О, эта высь, о, это просветленье!
И вот другой Фауст, раздраженный, возмущенный, бунтующий:
«Смиряй себя!» Вот мудрость прописная;
Извечный, нескончаемый припев,
Которым с детства прожужжали уши,
Нравоучительною этой сушью
Нам всем до тошноты осточертев.
И вот Фауст, пока еще добродушно ворчащий на пуделя; заключенные в напевный дактиль интонации звучат, однако, по-равному живо:
Пудель, уймись и по комнате тесной не бегай!
Полно ворчать и обнюхивать дверь и порог.
Ну-ка – за печку и располагайся к ночлегу.
Право, приятель, на эту подушку бы лег.
А многоголосье народных сцен! А хоры ангелов! А перекличка ведьм! А хоры полишинелей! А песня нищего! А хор крестьян! А песня солдат!
Оригинальная поэзия Пастернака и его поэзия переводная являют собою, как и у Бунина, нерасторжимое единство, единонаправленность усилий, органическую, нерушимую, теснейшую взаимосвязь.

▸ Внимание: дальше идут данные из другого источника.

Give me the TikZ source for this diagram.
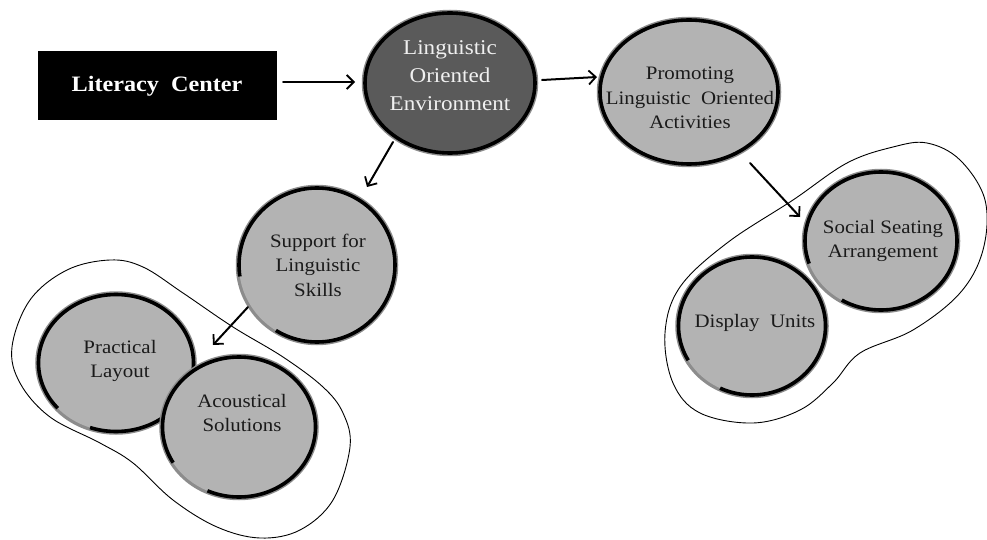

Между тем пастернаковский «Фауст» зачинался и рос нелегко. Конечно, этим великим произведением русского поэтического искусства мы обязаны в первую очередь самому Пастернаку. Но тут невозможно не помянуть добрым словом Вильмонта, который натолкнул Пастернака на мысль о новом переводе «Фауста», а в процессе работы переводчика неустанно помогал ему своим знанием Гете вообще и «Фауста» в частности. Наконец, вспомним, что к моменту подготовки однотомника Гете Пастернака уже начало сжимать кольцо глухой злобы (ведь это было после доклада Жданова). Одновременно пополз брюзгливо-ядовитый шепоток литературных староверов, которым медведь на ухо наступил, или прелестного в своем невежестве профессора Металлова, который, после того, как переводчик Левик, защищая какую-то свою строчку в переводе из Гейне, процитировал ему Тютчева, при следующем свидании с ним победоносно заявил: «Читал я этого вашего Тютчева: не такой он поэт, чтобы на него ссылаться», – тут образовался «сладостный союз». Эту, – правда, немногочисленную, – рать рассеял все тот же Вильмонт, ворвавшийся в кабинет директора Гослитиздата Головенченко со словами: «Федор Михайлович! Не слушайте вы этих старых пердунов!» Головенченко был человек смелый. Он не побоялся заключить с Пастернаком договор, и таким образом участь русского «Фауста» была решена.